Apocalypse 12, RFC 254
I haven’t finished reading all 20 pages (twenty!), but Apocalypse 12 is out detailing the object system design of Perl 6. I was somewhat surprised to see that my RFC 254, Class Collections: Provide the ability to overload classes, was included with a PSA of “abb” (Problem “Accepted wholeheartedly”, Solution and Acceptance “Accepted with a few ‘buts’”). It seems like ages ago that I wrote that RFC; I remember writing it from the brand new Cnation offices in the Fall of 2000, but it seems like I was a different person back then. Amazing how time flies.

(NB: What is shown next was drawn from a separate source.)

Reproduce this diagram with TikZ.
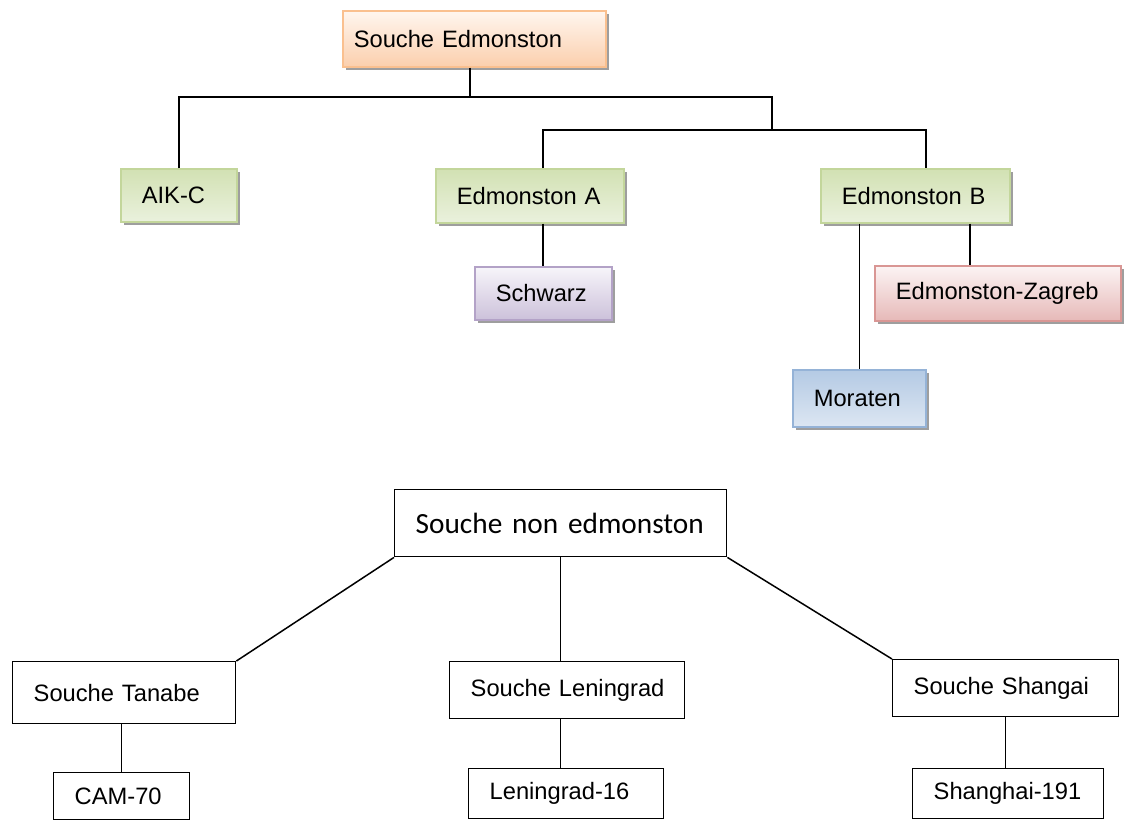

There’s probably more about it later in the Apocalypse, but the first reference to the issue is on page 3:
Where possible, class names are treated polymorphically, just as method names are. This powerful feature makes it possible to inherit systems of classes in parallel. (These classes might be inner classes, or they might be inner aliases to outer classes.) By making the class names “virtual”, the base classes can refer to the appropriate derived classes without knowing their full name. That sounds complicated, but it just means that if you do the normal thing, Perl will call the right class instead of the one you thought it was going to call. :-)
At least I think that’s referring to my RFC. The Apocalypse is so dense, I’m often not entirely sure what’s going on. Some of it has the frightening edge of unfamiliarity, such as this gem:
In other words, Perl 6 distinguishes:
$obj.method ($x + $y) + $z # means $obj.method(($x + $y) + $z)
from
$obj.method($x + $y) + $z # means ($obj.method($x + $y)) + $z
Yes, this is different from Perl 5. And yes, I know certain people hate it. They can write their own grammar.
Craziness, but definitely a good kind of craziness. Despite wanting to feel that white-space sensitivity is just wrong, I suspect this will help DWIMery. It’s going to take a lot of time to absorb all of this, though. Hopefully the corresponding Exegesis won’t be too far behind.